:: Supplied records ::
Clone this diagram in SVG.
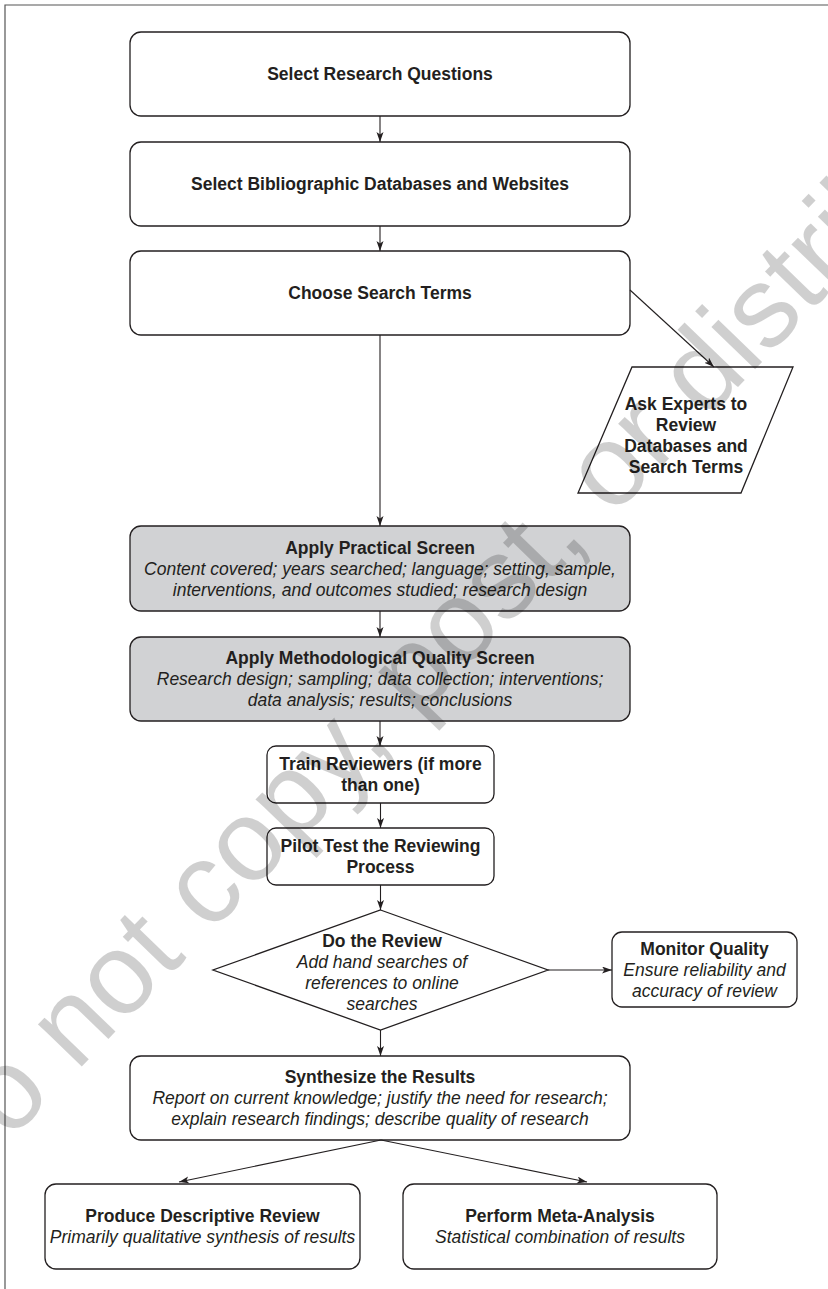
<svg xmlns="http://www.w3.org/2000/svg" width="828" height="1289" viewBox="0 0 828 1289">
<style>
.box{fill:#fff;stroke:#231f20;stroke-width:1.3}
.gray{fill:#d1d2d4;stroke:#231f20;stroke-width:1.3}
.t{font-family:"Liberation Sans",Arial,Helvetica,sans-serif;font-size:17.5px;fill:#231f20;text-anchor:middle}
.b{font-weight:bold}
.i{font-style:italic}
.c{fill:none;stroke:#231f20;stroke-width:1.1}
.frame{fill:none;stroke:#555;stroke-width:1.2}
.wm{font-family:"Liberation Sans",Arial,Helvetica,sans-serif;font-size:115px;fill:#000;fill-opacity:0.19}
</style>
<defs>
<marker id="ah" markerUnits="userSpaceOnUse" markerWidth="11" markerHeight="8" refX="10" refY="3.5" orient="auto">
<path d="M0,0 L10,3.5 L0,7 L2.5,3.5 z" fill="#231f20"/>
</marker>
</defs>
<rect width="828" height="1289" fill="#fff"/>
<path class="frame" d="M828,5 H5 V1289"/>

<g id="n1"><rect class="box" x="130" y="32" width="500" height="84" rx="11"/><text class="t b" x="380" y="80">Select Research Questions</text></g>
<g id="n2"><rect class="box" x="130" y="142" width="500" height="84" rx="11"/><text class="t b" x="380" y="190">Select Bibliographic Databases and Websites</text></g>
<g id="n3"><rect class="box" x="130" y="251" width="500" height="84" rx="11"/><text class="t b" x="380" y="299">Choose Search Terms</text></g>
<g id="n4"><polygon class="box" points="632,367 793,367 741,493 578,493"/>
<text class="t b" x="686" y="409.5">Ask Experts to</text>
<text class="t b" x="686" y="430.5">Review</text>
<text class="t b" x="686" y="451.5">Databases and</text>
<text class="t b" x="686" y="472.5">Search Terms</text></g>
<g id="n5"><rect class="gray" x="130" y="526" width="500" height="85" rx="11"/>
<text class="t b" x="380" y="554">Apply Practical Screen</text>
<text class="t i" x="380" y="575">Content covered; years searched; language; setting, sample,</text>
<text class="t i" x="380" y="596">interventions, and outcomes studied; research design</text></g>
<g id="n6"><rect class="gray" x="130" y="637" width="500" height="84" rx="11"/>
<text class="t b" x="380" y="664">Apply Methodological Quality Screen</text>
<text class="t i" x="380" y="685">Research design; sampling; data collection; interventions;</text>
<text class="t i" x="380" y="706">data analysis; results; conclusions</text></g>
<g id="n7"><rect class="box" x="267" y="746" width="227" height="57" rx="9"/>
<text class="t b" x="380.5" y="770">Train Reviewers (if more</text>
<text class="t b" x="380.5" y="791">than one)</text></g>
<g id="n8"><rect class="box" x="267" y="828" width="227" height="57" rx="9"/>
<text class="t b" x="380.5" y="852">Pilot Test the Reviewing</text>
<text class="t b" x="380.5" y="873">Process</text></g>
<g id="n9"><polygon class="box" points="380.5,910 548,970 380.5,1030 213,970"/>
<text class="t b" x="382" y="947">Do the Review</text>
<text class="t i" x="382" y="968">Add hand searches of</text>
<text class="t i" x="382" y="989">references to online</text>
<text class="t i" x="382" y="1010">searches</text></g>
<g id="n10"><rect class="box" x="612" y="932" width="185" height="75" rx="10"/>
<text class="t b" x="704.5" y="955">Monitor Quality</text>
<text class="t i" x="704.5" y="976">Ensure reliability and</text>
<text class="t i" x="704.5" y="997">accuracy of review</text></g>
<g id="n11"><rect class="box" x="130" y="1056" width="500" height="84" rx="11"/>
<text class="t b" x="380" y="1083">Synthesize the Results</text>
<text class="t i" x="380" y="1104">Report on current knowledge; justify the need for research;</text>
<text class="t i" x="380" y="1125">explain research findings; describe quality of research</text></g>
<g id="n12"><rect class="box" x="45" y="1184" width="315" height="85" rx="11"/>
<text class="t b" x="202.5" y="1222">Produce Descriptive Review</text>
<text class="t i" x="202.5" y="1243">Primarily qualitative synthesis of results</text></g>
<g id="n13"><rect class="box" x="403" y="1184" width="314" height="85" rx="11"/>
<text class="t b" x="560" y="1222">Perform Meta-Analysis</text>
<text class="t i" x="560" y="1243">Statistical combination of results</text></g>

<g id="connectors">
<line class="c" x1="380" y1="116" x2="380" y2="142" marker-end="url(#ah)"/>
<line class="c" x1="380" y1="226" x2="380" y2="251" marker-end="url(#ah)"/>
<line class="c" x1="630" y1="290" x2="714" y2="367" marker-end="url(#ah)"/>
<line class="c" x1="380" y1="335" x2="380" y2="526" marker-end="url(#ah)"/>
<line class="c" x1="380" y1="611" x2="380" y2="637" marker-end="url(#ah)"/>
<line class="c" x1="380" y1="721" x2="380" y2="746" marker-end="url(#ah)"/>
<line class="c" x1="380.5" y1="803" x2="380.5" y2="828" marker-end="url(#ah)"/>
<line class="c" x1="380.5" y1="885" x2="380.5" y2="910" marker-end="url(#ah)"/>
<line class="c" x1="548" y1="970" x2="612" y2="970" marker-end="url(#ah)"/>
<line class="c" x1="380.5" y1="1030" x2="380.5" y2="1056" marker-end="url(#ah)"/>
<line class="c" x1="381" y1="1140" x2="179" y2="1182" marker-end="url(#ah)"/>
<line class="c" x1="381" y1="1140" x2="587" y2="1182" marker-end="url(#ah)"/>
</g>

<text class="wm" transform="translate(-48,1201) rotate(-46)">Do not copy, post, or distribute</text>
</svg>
:::
:: Supplied records ::
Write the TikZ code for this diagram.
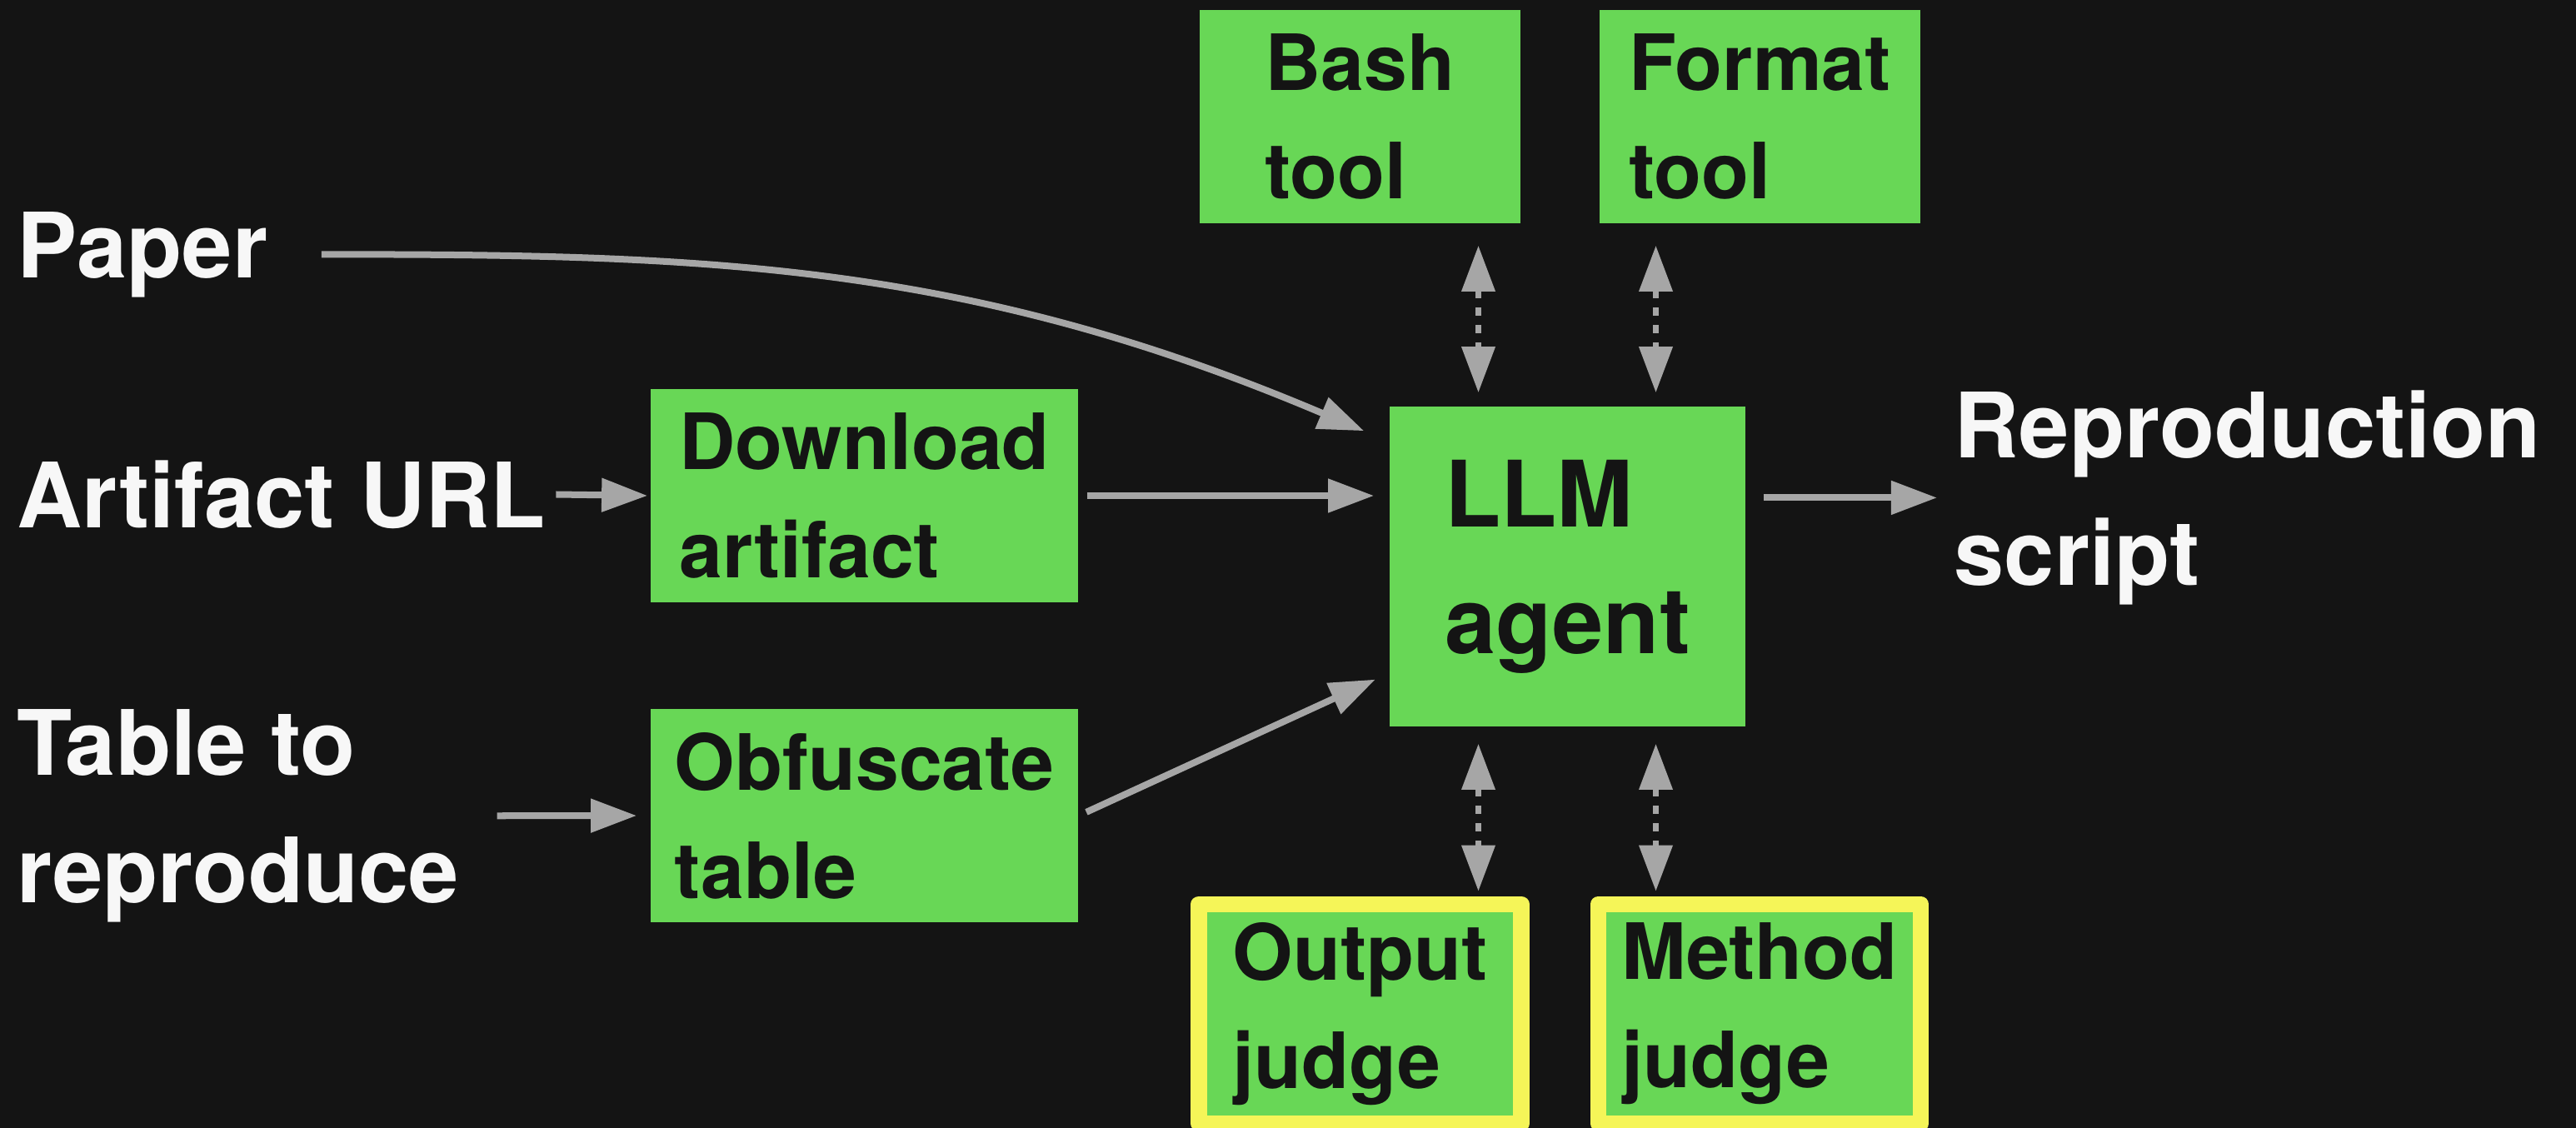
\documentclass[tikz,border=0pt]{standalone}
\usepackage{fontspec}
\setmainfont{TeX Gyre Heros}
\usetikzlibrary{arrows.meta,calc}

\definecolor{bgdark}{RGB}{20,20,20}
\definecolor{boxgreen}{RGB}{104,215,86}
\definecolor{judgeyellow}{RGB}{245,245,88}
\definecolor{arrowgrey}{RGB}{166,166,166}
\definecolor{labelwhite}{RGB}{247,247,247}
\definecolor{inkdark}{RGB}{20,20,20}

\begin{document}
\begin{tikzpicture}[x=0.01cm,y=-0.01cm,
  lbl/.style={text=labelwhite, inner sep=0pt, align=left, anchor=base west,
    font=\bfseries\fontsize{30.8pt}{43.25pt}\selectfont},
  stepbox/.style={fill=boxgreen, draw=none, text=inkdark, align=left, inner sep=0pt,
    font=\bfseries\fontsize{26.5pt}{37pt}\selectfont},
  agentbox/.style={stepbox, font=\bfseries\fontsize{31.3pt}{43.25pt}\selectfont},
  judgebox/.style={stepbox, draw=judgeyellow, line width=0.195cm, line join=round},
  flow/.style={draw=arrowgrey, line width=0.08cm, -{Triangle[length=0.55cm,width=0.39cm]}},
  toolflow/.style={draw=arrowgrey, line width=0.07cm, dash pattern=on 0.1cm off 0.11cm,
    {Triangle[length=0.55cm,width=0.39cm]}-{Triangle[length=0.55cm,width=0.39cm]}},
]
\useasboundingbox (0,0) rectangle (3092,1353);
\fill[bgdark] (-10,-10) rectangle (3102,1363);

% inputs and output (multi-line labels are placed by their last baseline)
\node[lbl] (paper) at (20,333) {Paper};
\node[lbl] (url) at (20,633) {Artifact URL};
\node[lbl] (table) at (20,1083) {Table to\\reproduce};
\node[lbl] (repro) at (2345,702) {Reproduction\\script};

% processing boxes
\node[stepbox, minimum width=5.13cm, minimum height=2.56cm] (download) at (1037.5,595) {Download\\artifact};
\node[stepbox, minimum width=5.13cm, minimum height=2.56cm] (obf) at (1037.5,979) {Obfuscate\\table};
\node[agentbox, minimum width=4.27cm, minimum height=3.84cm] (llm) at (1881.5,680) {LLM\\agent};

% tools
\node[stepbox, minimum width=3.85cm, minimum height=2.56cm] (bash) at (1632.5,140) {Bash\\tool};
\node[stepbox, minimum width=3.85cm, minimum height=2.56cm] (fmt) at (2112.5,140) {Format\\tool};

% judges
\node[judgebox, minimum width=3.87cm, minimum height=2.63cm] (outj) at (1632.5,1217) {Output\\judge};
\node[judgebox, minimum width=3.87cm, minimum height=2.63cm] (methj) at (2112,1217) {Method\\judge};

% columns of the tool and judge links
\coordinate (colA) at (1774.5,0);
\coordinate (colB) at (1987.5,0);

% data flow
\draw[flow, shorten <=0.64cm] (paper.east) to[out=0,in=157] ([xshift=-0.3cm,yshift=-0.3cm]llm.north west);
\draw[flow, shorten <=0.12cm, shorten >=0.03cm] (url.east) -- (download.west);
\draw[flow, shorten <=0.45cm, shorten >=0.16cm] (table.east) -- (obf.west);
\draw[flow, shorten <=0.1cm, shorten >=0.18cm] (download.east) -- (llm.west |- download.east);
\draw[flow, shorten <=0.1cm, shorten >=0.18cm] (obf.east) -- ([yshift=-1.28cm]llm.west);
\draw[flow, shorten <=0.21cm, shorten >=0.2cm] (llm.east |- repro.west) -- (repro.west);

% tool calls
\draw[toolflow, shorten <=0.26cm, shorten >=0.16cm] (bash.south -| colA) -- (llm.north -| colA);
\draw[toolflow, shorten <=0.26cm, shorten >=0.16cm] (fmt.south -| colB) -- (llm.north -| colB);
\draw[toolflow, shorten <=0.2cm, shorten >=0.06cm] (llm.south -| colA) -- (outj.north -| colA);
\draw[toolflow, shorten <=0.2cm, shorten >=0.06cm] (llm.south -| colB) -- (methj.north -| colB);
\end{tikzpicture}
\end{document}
:::
:: Supplied records ::
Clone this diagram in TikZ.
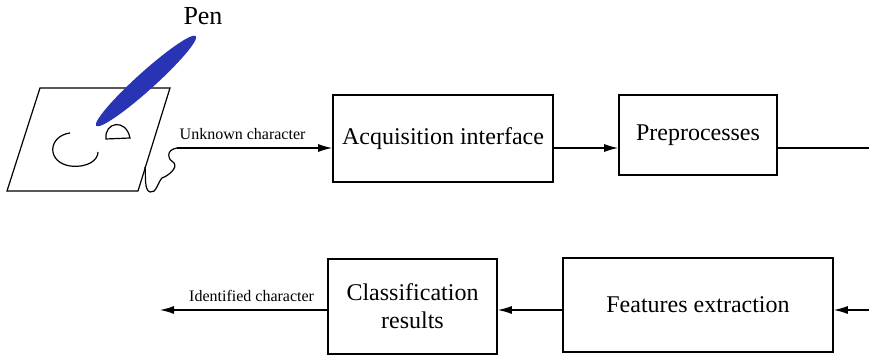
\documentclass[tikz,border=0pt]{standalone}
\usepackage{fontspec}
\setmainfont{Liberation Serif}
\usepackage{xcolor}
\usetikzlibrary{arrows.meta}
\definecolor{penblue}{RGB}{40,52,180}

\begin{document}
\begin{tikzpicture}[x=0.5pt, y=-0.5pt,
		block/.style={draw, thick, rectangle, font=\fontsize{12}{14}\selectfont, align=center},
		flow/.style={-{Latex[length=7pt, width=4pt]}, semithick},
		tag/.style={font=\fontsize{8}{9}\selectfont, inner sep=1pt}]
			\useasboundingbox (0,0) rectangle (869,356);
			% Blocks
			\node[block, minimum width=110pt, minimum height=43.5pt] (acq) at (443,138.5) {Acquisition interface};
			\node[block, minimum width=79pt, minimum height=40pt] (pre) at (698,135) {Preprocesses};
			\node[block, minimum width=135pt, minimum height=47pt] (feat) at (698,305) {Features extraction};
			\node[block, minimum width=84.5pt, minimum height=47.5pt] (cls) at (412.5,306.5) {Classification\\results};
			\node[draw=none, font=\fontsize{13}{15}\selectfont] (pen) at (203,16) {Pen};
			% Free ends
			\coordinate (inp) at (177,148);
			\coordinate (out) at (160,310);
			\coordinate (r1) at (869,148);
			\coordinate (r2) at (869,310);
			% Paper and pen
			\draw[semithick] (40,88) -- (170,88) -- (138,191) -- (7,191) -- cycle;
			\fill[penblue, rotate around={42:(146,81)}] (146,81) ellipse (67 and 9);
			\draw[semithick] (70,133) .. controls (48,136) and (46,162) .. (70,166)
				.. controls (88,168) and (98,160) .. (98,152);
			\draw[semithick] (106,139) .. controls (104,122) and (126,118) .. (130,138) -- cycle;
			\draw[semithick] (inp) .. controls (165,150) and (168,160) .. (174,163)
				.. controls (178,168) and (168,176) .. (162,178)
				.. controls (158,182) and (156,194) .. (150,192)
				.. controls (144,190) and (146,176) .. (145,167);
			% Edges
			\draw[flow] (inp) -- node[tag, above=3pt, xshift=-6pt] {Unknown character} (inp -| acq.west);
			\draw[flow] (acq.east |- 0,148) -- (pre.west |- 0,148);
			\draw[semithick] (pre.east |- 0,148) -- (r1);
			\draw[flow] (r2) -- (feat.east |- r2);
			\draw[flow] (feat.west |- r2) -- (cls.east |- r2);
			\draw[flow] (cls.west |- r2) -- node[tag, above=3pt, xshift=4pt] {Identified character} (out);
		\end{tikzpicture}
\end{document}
:::
Directive: In the lines above, find each one with "this" and list it.

Answer:
Clone this diagram in SVG.
Write the TikZ code for this diagram.
Clone this diagram in TikZ.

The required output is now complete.